*** Raw data
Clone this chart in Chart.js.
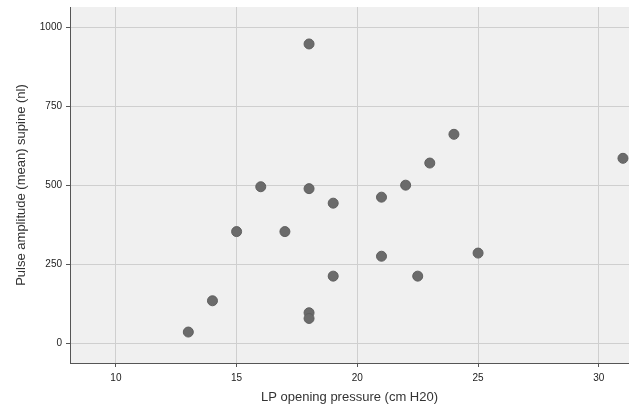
<!DOCTYPE html>
<html>
<head>
<meta charset="utf-8">
<script src="https://cdn.jsdelivr.net/npm/chart.js@4/dist/chart.umd.min.js"></script>
<style>
  html, body { margin: 0; padding: 0; background: #fff; }
  #wrap { width: 629px; height: 412px; }
</style>
</head>
<body>
<div id="wrap"><canvas id="scatter"></canvas></div>
<script>
// LP opening pressure (cm H20) vs pulse amplitude (nl)
var pressure  = [13, 14, 15, 16, 17, 18, 18, 18, 18, 19, 19, 21, 21, 22, 22.5, 23, 24, 25, 31];
var amplitude = [35, 134, 353, 495, 353, 947, 489, 96, 78, 443, 212, 462, 275, 500, 212, 570, 661, 285, 585];
var xTicks = [10, 15, 20, 25, 30];
var yTicks = [0, 250, 500, 750, 1000];

var points = [];
for (var i = 0; i < pressure.length; i++) {
    points.push({x: pressure[i], y: amplitude[i]});
}

var plotBackground = {
    id: 'plotBackground',
    beforeDraw: function(chart) {
        var a = chart.chartArea;
        var c = chart.ctx;
        c.save();
        c.fillStyle = '#f0f0f0';
        c.fillRect(a.left, a.top, a.right - a.left, a.bottom - a.top);
        c.restore();
    }
};

function keepTicks(list) {
    return function(scale) {
        scale.ticks = list.map(function(v) { return {value: v}; });
    };
}

var tickFont = {family: "'Liberation Sans', Arial, sans-serif", size: 10};
var titleFont = {family: "'Liberation Sans', Arial, sans-serif", size: 13};

new Chart(document.getElementById('scatter').getContext('2d'), {
    type: 'scatter',
    data: {
        datasets: [{
            data: points,
            backgroundColor: '#6b6b6b',
            borderColor: '#606060',
            borderWidth: 1,
            pointRadius: 5,
            pointHoverRadius: 5
        }]
    },
    options: {
        responsive: true,
        maintainAspectRatio: false,
        animation: false,
        layout: {autoPadding: false, padding: {top: 7, right: 0, left: 0, bottom: 0}},
        plugins: {
            legend: {display: false},
            tooltip: {enabled: false}
        },
        scales: {
            x: {
                type: 'linear',
                min: 8.1,
                max: 31.25,
                afterBuildTicks: keepTicks(xTicks),
                afterFit: function(scale) {
                    scale.height = 49;
                    scale.paddingLeft = 0;
                    scale.paddingRight = 0;
                },
                grid: {color: '#cfcfcf', tickColor: '#555', tickLength: 4},
                border: {display: true, color: '#555', width: 1},
                ticks: {font: tickFont, color: '#222', padding: 5, maxRotation: 0},
                title: {
                    display: true,
                    text: 'LP opening pressure (cm H20)',
                    font: titleFont,
                    color: '#333',
                    padding: {top: 0, bottom: 7}
                }
            },
            y: {
                type: 'linear',
                min: -63,
                max: 1064,
                afterBuildTicks: keepTicks(yTicks),
                afterFit: function(scale) {
                    scale.width = 70;
                    scale.paddingTop = 0;
                    scale.paddingBottom = 0;
                },
                grid: {color: '#cfcfcf', tickColor: '#555', tickLength: 4},
                border: {display: true, color: '#555', width: 1},
                ticks: {
                    font: tickFont,
                    color: '#222',
                    padding: 4,
                    callback: function(value) { return String(value); }
                },
                title: {
                    display: true,
                    text: 'Pulse amplitude (mean) supine (nl)',
                    font: titleFont,
                    color: '#333',
                    padding: {top: 14, bottom: 0}
                }
            }
        }
    },
    plugins: [plotBackground]
});
</script>
</body>
</html>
******
#### [What you need to do]
Exactly restate the lines from the beginning of the data through the line with "var yTicks = [0, 250, 500, 750, 1000];", and no others, keeping pictures out.

#### [Solution]
Clone this chart in Chart.js.
<!DOCTYPE html>
<html>
<head>
<meta charset="utf-8">
<script src="https://cdn.jsdelivr.net/npm/chart.js@4/dist/chart.umd.min.js"></script>
<style>
  html, body { margin: 0; padding: 0; background: #fff; }
  #wrap { width: 629px; height: 412px; }
</style>
</head>
<body>
<div id="wrap"><canvas id="scatter"></canvas></div>
<script>
// LP opening pressure (cm H20) vs pulse amplitude (nl)
var pressure  = [13, 14, 15, 16, 17, 18, 18, 18, 18, 19, 19, 21, 21, 22, 22.5, 23, 24, 25, 31];
var amplitude = [35, 134, 353, 495, 353, 947, 489, 96, 78, 443, 212, 462, 275, 500, 212, 570, 661, 285, 585];
var xTicks = [10, 15, 20, 25, 30];
var yTicks = [0, 250, 500, 750, 1000];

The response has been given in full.